Putin hat langen Atem
Die deutsch-ukrainische Publizistin Marina Weisband ist entsetzt über die aktuelle Diskussion. Die Menschen in der Ukraine hofften immer noch auf den Sieg, denn sie hätten keine andere Wahl. Sie stünden mit dem Rücken zur Wand und wüssten, dass es für sie keinen anderen Ausweg gebe als zu kämpfen. "Sie wissen aber auch: Um kämpfen zu können, sodass es etwas bringt, brauchen sie die Unterstützung des Westens. Allein haben sie keine Chance." Über die aktuelle Diskussion in Europa seien sie sehr besorgt. "Ich glaube, wovon die Debatte geprägt ist, ist das Fehlen einer tatsächlichen Strategie. Und ich glaube, das ist der Grund für diese kleinen Streitereien, für all das Hin und Her. Der Westen hat keine wirkliche Strategie."
Russlands Präsident Putin dagegen verfolge die Strategie des langen Atems. Durch die Sanktionen des Westens seien die russischen Menschen ärmer geworden, aber Soldaten würden sehr gut bezahlt. So habe Putin im Moment kein Musterungsproblem. Er könne seine Soldaten in der Ukraine immer weiter auffrischen und währenddessen die Opposition einsperren oder ermorden.

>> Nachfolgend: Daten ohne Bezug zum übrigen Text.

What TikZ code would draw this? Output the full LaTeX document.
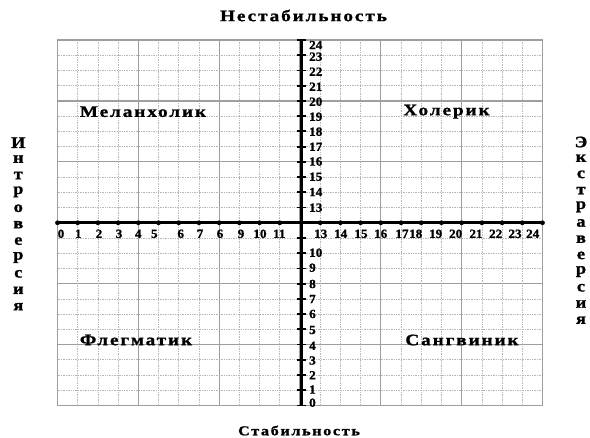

Das sieht die Konfliktforscherin Nicole Deitelhoff ähnlich, doch in einem wesentlichen Punkt widerspricht sie: Bundeskanzler Scholz habe sehr wohl eine Strategie. "Er hat immer gesagt, er werde alles tun, damit Deutschland und die NATO nicht Konfliktparteien werden. Das macht er bis zum heutigen Tag, und das hat auch immer zu dieser Zögerlichkeit geführt: Nämlich immer wieder zu sagen, wir fahren nur auf Sicht; Wir liefern und wir schauen, was passiert. Und erst, wenn wir das Gefühl haben, dass es zu keiner Eskalationsstufe kommt, sind wir bereit, weiterzugehen."
"Man kann sagen, das ist eine Strategie", stimmt Weisband zu. "Aber die Frage ist: Was ist das Ziel?" Die Strategie des Kanzlers führe am Ende dazu, dass die Ukraine den Krieg verlieren müsse, weil nicht genug Menschen und Blut vorhanden seien. Und spätestens dann werde Deutschland doch zur Kriegspartei: "Weil Russland inzwischen ohne Krieg nicht mehr regierbar ist." Würde die russische Armee die Ukraine besetzen, wäre danach das Baltikum dran, prophezeit Weisband. "Weil Putin genau weiß, dass, sobald er eine Atombombe erwähnt, ganz Europa die Füßchen hochklappt und gar nichts mehr tut." Wir, Europa, müssten uns jetzt endlich entscheiden, ob uns dieser Krieg etwas angeht oder nicht, so Weisband.
Für Michael Roth ist die Antwort klar: Europa müsse sich entscheiden, die Ukraine nicht länger zu vertrösten. "Wir müssen erklären: Schaffen wir es wirklich, dass die Ukraine siegt und dann eine Chance auf Frieden herrscht - mit mehr Waffen. Das ist die Zumutung."
Und Weisband ergänzt: "Die Ukrainer sind im Moment diejenigen, die ihr Blut für uns vergießen, die uns helfen. Und wir haben jetzt die Möglichkeit, diesen Faschismus zurückzuschlagen, ohne einen Tropfen Blut zu vergießen. Und diese Möglichkeit müssen wir nutzen."